ABSTRACT
Photographs provide critical retrieval cues for personal remembering, but few studies have considered this phenomenon at the collective level. In this research, we examined the psychological consequences of visual attention to the presence (or absence) of racially charged retrieval cues within American racial segregation photographs. We hypothesised that attention to racial retrieval cues embedded in historical photographs would increase social justice concept accessibility. In Study 1, we recorded gaze patterns with an eye-tracker among participants viewing images that contained racial retrieval cues or were digitally manipulated to remove them. In Study 2, we manipulated participants’ gaze behaviour by either directing visual attention toward racial retrieval cues, away from racial retrieval cues, or directing attention within photographs where racial retrieval cues were missing. Across Studies 1 and 2, visual attention to racial retrieval cues in photographs documenting historical segregation predicted social justice concept accessibility.
Acknowledgements
The authors wish to thank Sean Chalk, Jared Harpole, and Shannon Leonard for their assistance in data collection and Glenn Adams, Stephanie Payne, and Jyotsna Vaid for helpful comments on earlier drafts.
Disclosure statement
No potential conflict of interests was reported by the authors.
Notes
1 Supplemental analyses with only White participants did not change interpretation of results. The main effects of visual attention, B = 0.19, t(33) = 1.13, p = .27, and photograph condition, B = −0.02, t(33) = −0.14, p = .89, were non-significant; but, the interaction was, B = −2.84, t(32) = −2.78, p = .009, ƒ2 = .32.

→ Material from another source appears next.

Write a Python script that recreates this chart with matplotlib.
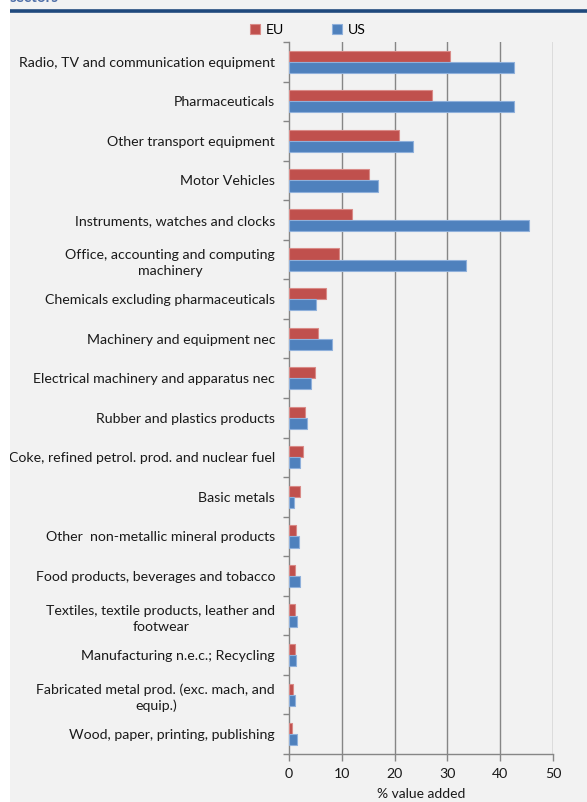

2 Supplemental analyses with only White participants were similar, but stronger than those reported in text. There was no effect of baseline accessibility, B = 0.11, t(45) = 0.80, p = .43; but, photograph condition was significant, B = .39, t(45) = 2.84, p = .007, ƒ2 = .19. Contrast tests revealed the direct gaze condition differed from the averted gaze conditions, t(45) = 3.07, p = .004; but the averted gaze conditions did not differ from each other, t(45) = .36, p = .72.